Each generation has had its own way of lessening the demands of discipleship … of removing the challenge of Christlikeness … of living with an automaton religion instead of an authentic relationship with God and each other.

For the traditional generation, shallow faith might be reduced to regularly attend church, and make yourself available as a volunteer. Church was what you did. It was unquestioned. You just did it, even if you didn’t feel it.

For the boomer generation, shallow faith morphed into attending church and being a nice, fairly moral person. Involvement in ministry was passe. We wanted entertained, and served. The churches that offered the most things on our wishlist won out.

For the younger generations, shallow faith made church attendance optional, and Biblical morality optional too, as long as you loved and served others.

That is the shallow soil. The soil that has no depth. Christianity is put on cruise control with no real effort to be all that we are called to be in Christ.

It is so easy to become comfortable with a thin veneer of Christianity, just enough to look the part. Instead of drilling down into knowing Christ and the power of his resurrection we are satisfied with knowing about him. We get just enough Christianity to ensure that we are inoculated against the real thing.

But, let me be honest with you. I think that sometimes all of the blame doesn’t rest solely on shallow people. Sometimes the church is partially to blame.

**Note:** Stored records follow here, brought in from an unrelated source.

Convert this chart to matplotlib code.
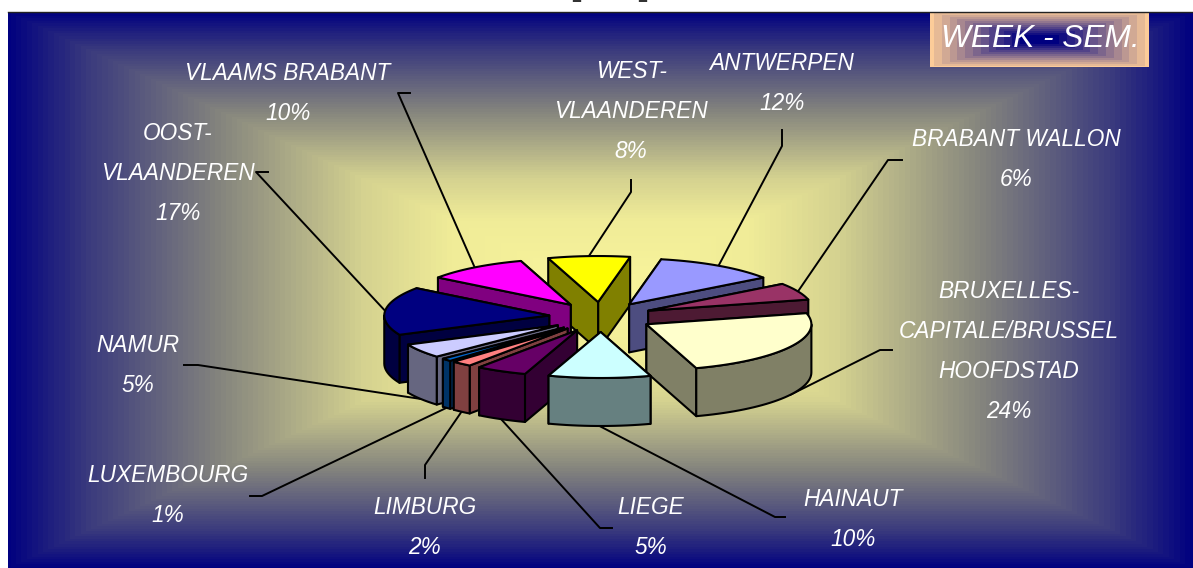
#!/usr/bin/env python3
# Exploded 3D-looking pie of the WEEK - SEM. share per province
import numpy as np
import matplotlib
matplotlib.use('Agg')
import matplotlib.pyplot as plt
from matplotlib.patches import Polygon

# Data, clockwise from the top slice
provinces = ['WEST-\nVLAANDEREN', 'ANTWERPEN', 'BRABANT WALLON',
             'BRUXELLES-\nCAPITALE/BRUSSEL\nHOOFDSTAD', 'HAINAUT', 'LIEGE',
             'LIMBURG', 'LUXEMBOURG', 'NAMUR', 'OOST-\nVLAANDEREN',
             'VLAAMS BRABANT']
shares = [8, 12, 6, 24, 10, 5, 2, 1, 5, 17, 10]
colors = ['#ffff00', '#9999ff', '#993366', '#ffffcc', '#ccffff', '#660066',
          '#ff8080', '#0066cc', '#ccccff', '#000080', '#ff00ff']

# Label centre (x, y of first line) and elbow of the leader line, in pixels
label_pos = [(631, 72), (782, 63), (1016, 139), (1009, 291), (853, 499), (651, 508),
             (425, 508), (168, 476), (138, 346), (178, 133), (288, 74)]
elbows = [[(631, 180), (631, 192)], [(782, 130), (782, 146)], [(902, 160), (888, 160)],
          [(892, 350), (880, 350)], [(785, 517), (775, 517)], [(612, 528), (600, 528)],
          [(425, 478), (425, 465)], [(250, 496), (262, 496)], [(184, 365), (198, 365)],
          [(268, 172), (256, 172)], [(410, 93), (398, 93)]]

W, H = 1193, 568
CX, CY = 601, 317      # pie centre
RX, RY = 165, 46       # pie radius on screen
EX, EY = 52, 15        # explosion offset
DEPTH = 48
START = -17.6          # degrees clockwise from the top
LINE = 40              # label line spacing
FONT = 'Liberation Sans'

fig = plt.figure(figsize=(W / 100, H / 100), dpi=100)
ax = fig.add_axes([0, 0, 1, 1])
ax.set_xlim(0, W)
ax.set_ylim(H, 0)
ax.axis('off')


def rect_gradient(x0, x1, y0, y1, steps, stops):
    # rectangular "path" gradient, with fine bands like the original
    xx, yy = np.meshgrid(np.arange(x0, x1) + 0.5, np.arange(y0, y1) + 0.5)
    t = np.maximum(np.abs(xx - (x0 + x1) / 2) / ((x1 - x0) / 2),
                   np.abs(yy - (y0 + y1) / 2) / ((y1 - y0) / 2))
    t = np.round(t * steps) / steps
    img = np.dstack([np.interp(t, stops[0], stops[c]) for c in (1, 2, 3)]) / 255
    ax.imshow(img, extent=(x0, x1, y1, y0), interpolation='nearest', aspect='auto', zorder=0)


# Background
rect_gradient(8, W, 12, H, 110, [[0, 0.25, 0.4, 0.65, 0.86, 1],
                                 [249, 240, 213, 130, 60, 0],
                                 [245, 236, 210, 130, 60, 0],
                                 [156, 152, 144, 125, 125, 128]])
ax.plot([8, W], [11.5, 11.5], color='#222222', lw=1)
ax.set_xlim(0, W)
ax.set_ylim(H, 0)

# the cropped title only leaves two small stubs at the very top
for x in (577, 643):
    ax.plot([x, x], [0, 2], color='#333333', lw=6, solid_capstyle='butt')


def point(angle):
    a = np.radians(angle)
    return np.sin(a), -np.cos(a)


def face(pts, color, z):
    ax.add_patch(Polygon(pts, closed=True, facecolor=color, edgecolor='black',
                         lw=1.5, joinstyle='round', zorder=z))


def drop(pts):
    return [(x, y + DEPTH) for x, y in pts][::-1]


def rim(apex, a0, a1):
    pts = []
    for ang in np.linspace(a0, a1, max(int(abs(a1 - a0) / 2), 6)):
        sx, sy = point(ang)
        pts.append((apex[0] + RX * sx, apex[1] + RY * sy))
    return pts


# Slices
edges = START + 3.6 * np.concatenate([[0], np.cumsum(shares)])
mids = (edges[:-1] + edges[1:]) / 2
order = np.argsort(-np.cos(np.radians(mids)))
anchors = {}
z = 2
for i in order:
    ux, uy = point(mids[i])
    apex = (CX + EX * ux, CY + EY * uy)
    arc = rim(apex, edges[i], edges[i + 1])
    side = tuple(c * 0.5 for c in matplotlib.colors.to_rgb(colors[i]))

    # cut faces first, far one before near one
    for end in sorted([arc[0], arc[-1]], key=lambda p: p[1]):
        face([apex, end, (end[0], end[1] + DEPTH), (apex[0], apex[1] + DEPTH)], side, z)
        z += 0.1
    # outer wall: only the part of the rim that faces the viewer
    a0, a1 = max(edges[i], 90), min(edges[i + 1], 270)
    if a1 > a0:
        front = rim(apex, a0, a1)
        face(front + drop(front), side, z)
    face([apex] + arc, colors[i], z + 0.1)
    z += 1

    # leader line ends on the middle of the rim, lower edge for the front slices
    px, py = apex[0] + RX * ux, apex[1] + RY * uy
    anchors[i] = (px, py + DEPTH if uy > 0 else py)

# Leader lines and labels
for i, name in enumerate(provinces):
    path = elbows[i] + [anchors[i]]
    ax.plot([p[0] for p in path], [p[1] for p in path], color='black', lw=1.4, zorder=1)
    x, y = label_pos[i]
    for line in name.split('\n') + ['%d%%' % shares[i]]:
        ax.text(x, y, line, color='white', style='italic', family=FONT, fontsize=16.3,
                ha='center', va='center', zorder=50)
        y += LINE

# WEEK - SEM. box
rect_gradient(930, 1149, 12, 67, 14, [[0, 0.15, 1], [0, 0, 252], [0, 0, 204], [128, 128, 153]])
ax.set_xlim(0, W)
ax.set_ylim(H, 0)
ax.text(1040, 39, 'WEEK - SEM.', color='white', style='italic', family=FONT,
        fontsize=22.8, ha='center', va='center', zorder=50)

fig.savefig('out.png', dpi=100)
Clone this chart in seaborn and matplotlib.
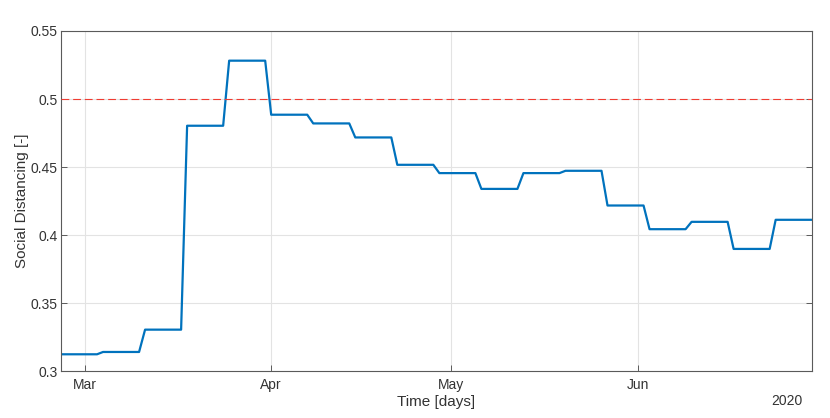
import numpy as np
import pandas as pd
import seaborn as sns
import matplotlib
matplotlib.use("Agg")
import matplotlib.pyplot as plt
import matplotlib.dates as mdates

# weekly social distancing level (held constant within each week)
week_starts = pd.date_range("2020-02-26", periods=18, freq="7D")
week_values = [0.3125, 0.3142, 0.3306, 0.4804, 0.5282, 0.4885,
               0.4821, 0.4718, 0.4517, 0.4456, 0.4340, 0.4456,
               0.4473, 0.4218, 0.4044, 0.4098, 0.3899, 0.4113]
threshold = 0.5
y_ticks = [0.3, 0.35, 0.4, 0.45, 0.5, 0.55]
y_tick_labels = ["0.3", "0.35", "0.4", "0.45", "0.5", "0.55"]

# daily series: each weekly value held for 7 days
days = pd.date_range("2020-02-26", "2020-06-30", freq="D")
df = pd.DataFrame({"date": days, "sd": np.repeat(week_values, 7)[:len(days)]})

sns.set_theme(style="whitegrid", rc={"xtick.bottom": True, "ytick.left": True,
                                     "ytick.right": True})
plt.rcParams["font.family"] = ["Liberation Sans", "DejaVu Sans"]

fig = plt.figure(figsize=(8.3, 4.18), dpi=100)
ax = fig.add_axes([61 / 830, 1 - 371.3 / 418, (811.7 - 61) / 830, (371.3 - 31) / 418])

sns.lineplot(data=df, x="date", y="sd", ax=ax, color="#0072BD", linewidth=1.6)
ax.axhline(threshold, color="#f03c32", linewidth=0.8, linestyle=(0, (7, 3.5)), zorder=3)

ax.set_xlim(pd.Timestamp("2020-02-26"), pd.Timestamp("2020-06-30"))
ax.set_ylim(0.3, 0.55)
ax.set_yticks(y_ticks)
ax.set_yticklabels(y_tick_labels)
ax.xaxis.set_major_locator(mdates.MonthLocator())
ax.xaxis.set_major_formatter(mdates.DateFormatter("%b"))

ax.set_facecolor("white")
ax.grid(True, color="#e3e3e3", linewidth=0.8)
for s in ax.spines.values():
    s.set_color("#5a5a5a")
    s.set_linewidth(0.8)
ax.tick_params(direction="in", length=4, width=0.7, color="#5a5a5a",
               labelsize=10, labelcolor="#333333", top=False, right=True)
ax.tick_params(axis="y", pad=2.5)
ax.tick_params(axis="x", pad=5)

ax.set_xlabel("Time [days]", fontsize=11, color="#333333", labelpad=2)
ax.set_ylabel("Social Distancing [-]", fontsize=11, color="#333333", labelpad=1)
fig.text(787 / 830, 1 - 401 / 418, "2020", fontsize=10, color="#333333",
         ha="center", va="center")

fig.savefig("out.png", dpi=100)
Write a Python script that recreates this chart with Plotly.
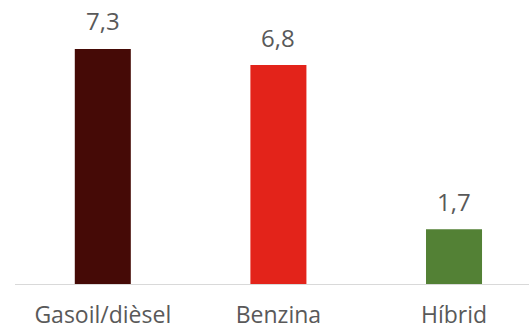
import plotly.graph_objects as go

categories = ["Gasoil/dièsel", "Benzina", "Híbrid"]
values = [7.3, 6.8, 1.7]
colors = ["#450A06", "#E3231A", "#538135"]

fig = go.Figure()
fig.add_trace(go.Bar(
    x=categories, y=values,
    marker=dict(color=colors, line=dict(width=0)),
    hoverinfo="skip",
))

for c, v in zip(categories, values):
    fig.add_annotation(
        x=c, y=v, text=f"{v:.1f}".replace(".", ","),
        showarrow=False, yanchor="middle", yshift=28,
        font=dict(family="Open Sans", size=24, color="#595959"),
    )

fig.update_layout(
    width=529, height=331,
    margin=dict(l=15, r=0, t=10, b=47),
    paper_bgcolor="white", plot_bgcolor="white",
    bargap=0.681,
    showlegend=False,
    xaxis=dict(
        range=[-0.5, 2.427], automargin=False,
        showline=True, linecolor="#D9D9D9", linewidth=1,
        showgrid=False, zeroline=False, ticks="",
        tickfont=dict(family="Open Sans", size=23, color="#595959"),
        ticklabelstandoff=10,
    ),
    yaxis=dict(
        range=[0, 8.51], visible=False, showgrid=False, zeroline=False,
        automargin=False,
    ),
)

fig.write_html(
    "out.html",
    config={"displayModeBar": False},
    post_script="document.body.style.margin='0';document.body.style.overflow='hidden';",
)
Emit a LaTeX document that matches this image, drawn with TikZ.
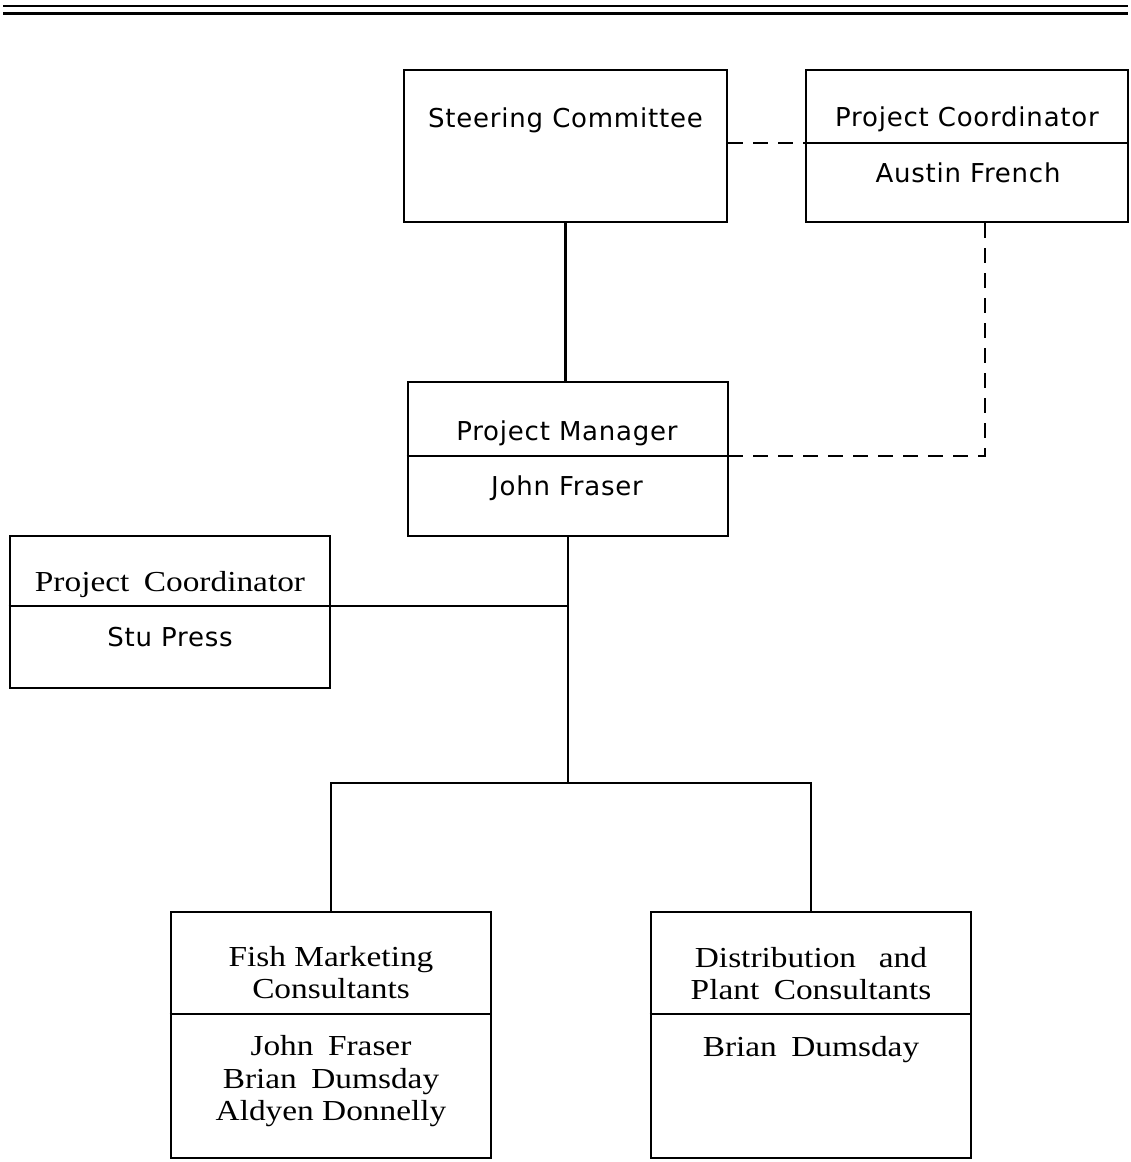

Sometimes the church has invited people to a shallow faith by not inviting them, and instructing them, and urging them to a deep walk with Christ.

Churches can make it easy for the shallow to remain shallow, but teaching comfortable affirming messages that don’t deal with the hard side of discipleship … by focusing on feeding our base instincts for entertainment, rather than pushing us on to love and good deeds … by spoon feeding us predigested spiritual milk when we ought to be chewing our own food.